1. FIRST_VALUE, LAST_VALUE, NTH_VALUE
Aggregates reduce all rows inside a frame to a single value.
Now for something different:
Positional access to individual rows inside a frame is
provided by three window functions:
FIRST_VALUE(e)
LAST_VALUE(e)
NTH_VALUE(e,n)
NTH_VALUE(A,s): will return
NULL if the index is not present
NOTE: FIRST_VALUE(e) ≡ NTH_VALUE(e,1).
Query 1 : FIRST_VALUE, LAST_VALUE, NTH_VALUE example
SELECT w."row" AS "current row",
array_agg(w."row") OVER win AS "rows in frame",
FIRST_VALUE(w."row") OVER win AS "first row",
LAST_VALUE(w."row") OVER win AS "last row",
NTH_VALUE(w."row",2) OVER win AS "second row"
FROM sample AS w
WINDOW win AS (ORDER BY w.a ROWS BETWEEN 2 PRECEDING AND 2 FOLLOWING)
ORDER BY w.a, w.row;
OUTPUT -
current row | rows in frame | first row | last row | second row ------------+---------------------+-----------+----------+------------ Q1 | {Q1,Q2,Q3} | Q1 | Q3 | Q2 Q2 | {Q1,Q2,Q3,Q4} | Q1 | Q4 | Q2 Q3 | {Q1,Q2,Q3,Q4,Q5} | Q1 | Q5 | Q2 Q4 | {Q2,Q3,Q4,Q5,Q6} | Q2 | Q6 | Q3 Q5 | {Q3,Q4,Q5,Q6,Q7} | Q3 | Q7 | Q4 Q6 | {Q4,Q5,Q6,Q7,Q8} | Q4 | Q8 | Q5 Q7 | {Q5,Q6,Q7,Q8,Q9} | Q5 | Q9 | Q6 Q8 | {Q6,Q7,Q8,Q9} | Q6 | Q9 | Q7 Q9 | {Q7,Q8,Q9} | Q7 | Q9 | Q8
Explanation -
For the current row Q4
Frame type - ROWS
Window - ROWS BETWEEN 2PRECEDING AND 2 FOLLOWING -
{Q2,Q3,Q4,Q5,Q6}
Q2 and Q3 are 2 preceding, Q5 and Q6 are 2 following
FIRST_VALUE = Q2 as that is the first element in the window
LAST_VALUE = Q6 as that is the last element in the window
NTH_VALUE(w.row, 2) - Q3 as it as the 2nd index
Django Query 1 : FIRST_VALUE, LAST_VALUE, NTH_VALUE example
from django.db.models import Avg, F, RowRange, Window, Count, Sum
from django.db.models.functions import Lag, Lead, LastValue, NthValue, FirstValue
window = {
'frame': RowRange(start=-2, end=2),
'order_by': F('a').asc()
}
qs = Sample.objects.annotate(
first = Window(
expression=FirstValue('row'), **window
),
last = Window(
expression=LastValue('row'), **window
),
second_val = Window(
expression=NthValue('row', 2), **window
),
).order_by('a')
for i in qs:
print(i.row, i.a, i.b, i.first, i.last, i.second_val)
OUTPUT -
Q1 1 False Q1 Q3 Q2
Q2 2 True Q1 Q4 Q2
Q3 3 True Q1 Q5 Q2
Q4 3 False Q2 Q6 Q3
Q5 3 True Q3 Q7 Q4
Q6 4 True Q4 Q8 Q5
Q7 6 False Q5 Q9 Q6
Q8 6 False Q6 Q9 Q7
Q9 7 True Q7 Q9 Q8
2. ROW_NUMBER(), DENSE_RANK(), RANK()
Countless problem scenarios involve the number (position) or
rank of the current row in an ordered sequence of rows.
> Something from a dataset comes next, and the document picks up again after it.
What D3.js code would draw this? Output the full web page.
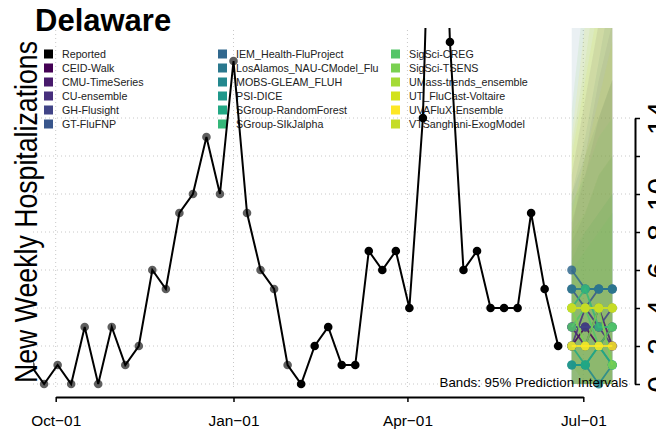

Family of window functions to number/rank rows:
ROW_NUMBER()
DENSE_RANK()
RANK()
Scope is the partition (if present)—FRAME
is irrelevant.
ROW_NUMBER - gives incremental row number to all the rows
DENSE_RANK - Peer rows (rows with same values) will share a
common rank. No rank numbers are lost.
RANK - Peer rows (rows with same values) will share a common
rank. In this case rank numbers are lost.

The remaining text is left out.